REPUBLIKA.CO.ID, GARUT -- Dinas Kesehatan (Dinkes) Kabupaten Garut Jawa Barat kesulitan mengawasi makanan yang digunakan dalam kegiatan hajatan. Khususnya makanan dibuat langsung oleh warga secara bersama-sama. Sedangkan makanan dari katering masih bisa diawasi oleh Dinkes.
Kasie Survei dan Imunisasi Dinkes Garut Asep Surachman merasa banyak kendala dalam mengawasi makanan hajatan yang dibuat secara langsung oleh masyarakat. Berbeda halnya kalau makanan dibuat oleh penyedia jasa katering. Dinkes mempunyai prosedur pengawasan terhadap makanan katering.
"Kalau katering ada pengawasan, ada surat izin dari Dinkes. Kalau makanan hajatan yang dibuat di kampung atau perumahan ya susah, dibuatnya dengan masyarakat bersama-sama, susah diawasinya. Enggak ada prosedur untuk itu," katanya pada wartawan, Kamis (8/3).
Tujuan pengawasan makanan terhadap katering, kata dia berguna supaya aspek kebersihan dan keamanan terpenuhi. Penyedia jasa katering perlu mendapat izin dari Dinkes agar bisnisnya dipercaya konsumen. Pengguna jasa katering pun bisa menanyakan soal perizinan tersebut supaya mencegah potensi keracunan makanan.

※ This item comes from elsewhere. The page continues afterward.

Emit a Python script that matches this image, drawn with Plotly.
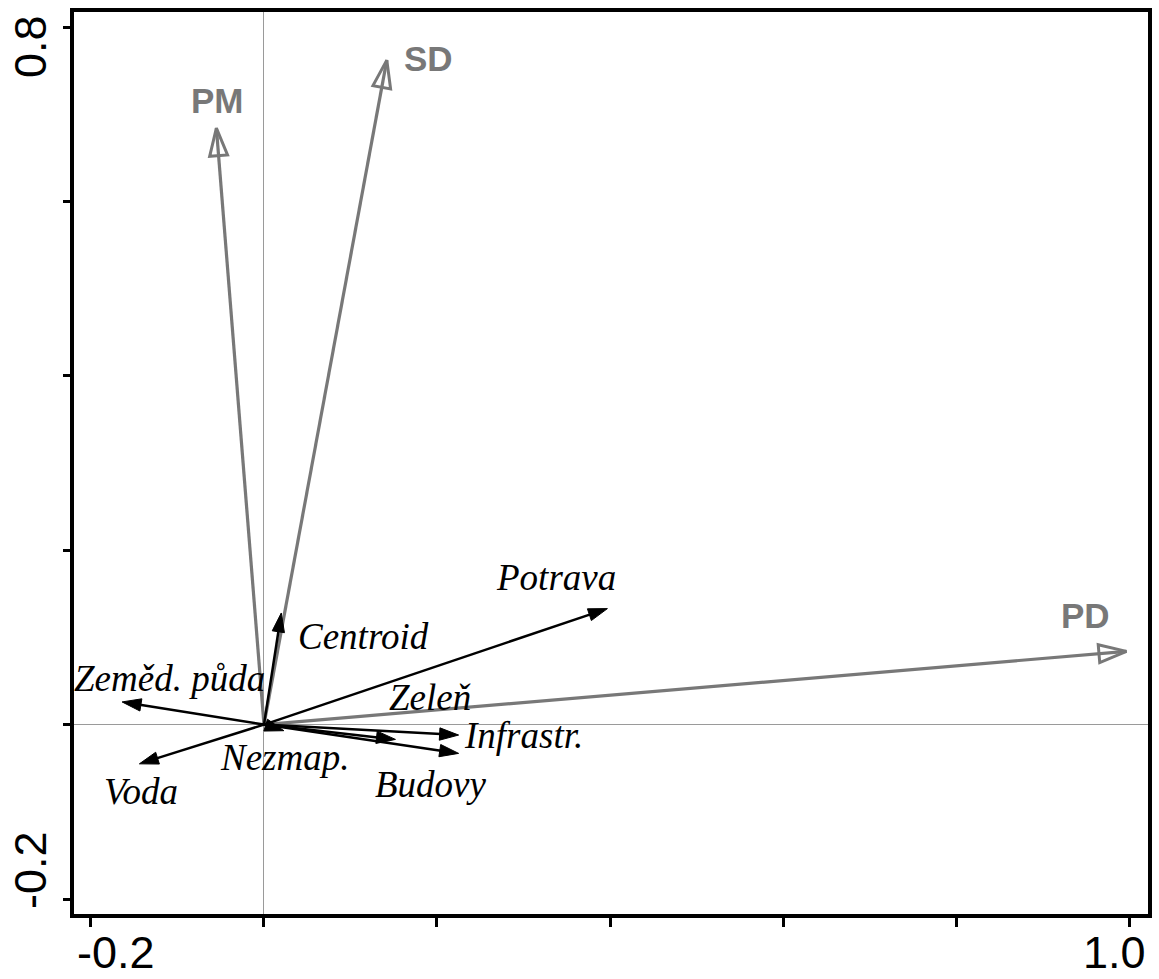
import plotly.graph_objects as go

# ---- data ----
env_labels = ["Potrava", "Centroid", "Zeměd. půda", "Voda", "Nezmap.", "Zeleň", "Infrastr.", "Budovy"]
env_x = [0.397, 0.020, -0.164, -0.144, 0.023, 0.152, 0.225, 0.225]
env_y = [0.133, 0.128, 0.026, -0.045, -0.007, -0.017, -0.012, -0.033]

resp_labels = ["PM", "SD", "PD"]
resp_x = [-0.055, 0.142, 0.997]
resp_y = [0.684, 0.762, 0.084]

x_ticks = [-0.2, 0.0, 0.2, 0.4, 0.6, 0.8, 1.0]
y_ticks = [-0.2, 0.0, 0.2, 0.4, 0.6, 0.8]
x_tick_labels = ["-0.2", "", "", "", "", "", "1.0"]
y_tick_labels = ["-0.2", "", "", "", "", "0.8"]

# ---- styling (label offsets in px) ----
env_label_shift = [(-51, 31), (82, -24), (47, 23), (2, -28), (1, -27), (35, 42), (65, 0), (-28, -31)]
resp_label_shift = [(1, 28), (42, 2), (-41, 36)]
x_label_shift = {"-0.2": 25, "1.0": -15}
y_label_shift = {"-0.2": 29, "0.8": -19}

GRAY = "#787878"
fig = go.Figure()

for lab, x, y in zip(resp_labels, resp_x, resp_y):
    fig.add_trace(go.Scatter(
        x=[0, x], y=[0, y], mode="lines+markers", name=lab,
        line=dict(color=GRAY, width=3.2),
        marker=dict(symbol="arrow-open", angleref="previous", size=[0, 29],
                    color=GRAY, opacity=1, line=dict(color=GRAY, width=3)),
        hoverinfo="skip", showlegend=False))

for lab, x, y in zip(env_labels, env_x, env_y):
    fig.add_trace(go.Scatter(
        x=[0, x], y=[0, y], mode="lines+markers", name=lab,
        line=dict(color="black", width=2.5),
        marker=dict(symbol="arrow", angleref="previous", size=[0, 20],
                    color="black", opacity=1, line=dict(color="black", width=1)),
        hoverinfo="skip", showlegend=False))

ann = []
for lab, x, y, (dx, dy) in zip(env_labels, env_x, env_y, env_label_shift):
    ann.append(dict(x=x, y=y, xref="x", yref="y", text=lab, showarrow=False,
                    xshift=dx, yshift=dy, xanchor="center", yanchor="middle",
                    font=dict(family="Liberation Serif", size=37, color="black", style="italic")))
for lab, x, y, (dx, dy) in zip(resp_labels, resp_x, resp_y, resp_label_shift):
    ann.append(dict(x=x, y=y, xref="x", yref="y", text="<b>" + lab + "</b>", showarrow=False,
                    xshift=dx, yshift=dy, xanchor="center", yanchor="middle",
                    font=dict(family="Liberation Sans", size=35, color=GRAY)))
for v, t in zip(x_ticks, x_tick_labels):
    if t:
        ann.append(dict(x=v, y=-0.043, xref="x", yref="paper", text=t, showarrow=False,
                        xshift=x_label_shift[t], xanchor="center", yanchor="middle",
                        font=dict(family="Liberation Sans", size=45, color="black")))
for v, t in zip(y_ticks, y_tick_labels):
    if t:
        ann.append(dict(x=-0.041, y=v, xref="paper", yref="y", text=t, showarrow=False,
                        yshift=y_label_shift[t], xanchor="center", yanchor="middle",
                        textangle=-90,
                        font=dict(family="Liberation Sans", size=45, color="black")))

axis_common = dict(showgrid=False, zeroline=True, zerolinecolor="#9a9a9a", zerolinewidth=1,
                   showline=True, linecolor="black", linewidth=3.5, mirror=True,
                   ticks="outside", tickcolor="black", tickwidth=2.5,
                   showticklabels=True)

fig.update_layout(
    width=1159, height=979,
    margin=dict(l=74, r=7, t=12, b=65),
    paper_bgcolor="white", plot_bgcolor="white",
    showlegend=False,
    annotations=ann,
    xaxis=dict(range=[-0.2196, 1.0219], tickvals=x_ticks, ticktext=[""] * len(x_ticks),
               ticklen=9, **axis_common),
    yaxis=dict(range=[-0.2172, 0.8172], tickvals=y_ticks, ticktext=[""] * len(y_ticks),
               ticklen=7, **axis_common),
)

fig.write_html("out.html")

"Izin ada tiap berapa tahun sekali, dari situ jaminan kesehatan bisa terjamin, kami kontrol juga. Kalau ini mah insidential (kasus keracunan), enggak bisa diprediksi kalau makanannya dibuat masyarakat gimana mau tahu dan periksanya," ujarnya.

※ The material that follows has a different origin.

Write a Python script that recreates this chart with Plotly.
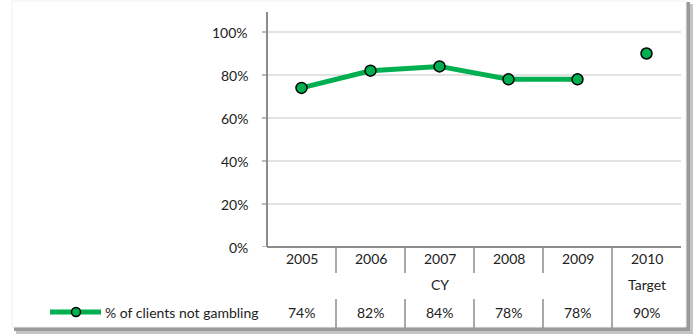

Berdasarkan data yang diperoleh saat ini, ia mengklarifikasi soal jumlah korban keracunan. Jumlah total yang mengalami keracunan ialah 173 orang dari total 400 bungkus makanan dibagikan dalam hajatan itu. Adapun jumlah korban yang sudah kembali ke rumah ialah 39 orang. Hanya saja, menurutnya jumlah itu masihlah fluktuatif.
"Sampai sekarang 173 yang estimasi dilaporkan puskesmas, yang sudah pulang 39. Persebaran di lima puskemas Malangbong, Citeras, Limbangan, Cibatu dan Sukamerang," ucapnya.
Sementara itu, Kapolsek Malangbong AKP Saepuloh belum bisa memastikan penyebab pasti keracunan. Hanya saja, ia menduga keracunan bisa saja terjadi karena kesalahan saat mengemas makanan. Namun pihak kepolisian menunggu hasil uji laboratorium sekitar dua pekan untuk menentukan penyebab pasti.
"Dugaan awal makanannya pakai stereofoam masih panas-panas langsung ditutup, tapi memang dicek dilab dulu buat lebih pasti, belum bisa dipastikan sekarang," tuturnya.
Hingga saat ini, pihak kepolisian belum menjurus penyelidikan pada adanya tersangka. Sebab peristiwa keracunan masih murni dianggap hanya musibah belaka. "Kalau enggak ada yang meninggal mah musibah toh keluarganya keracunan juga, kecuali kalau ada korban meninggal," sebutnya.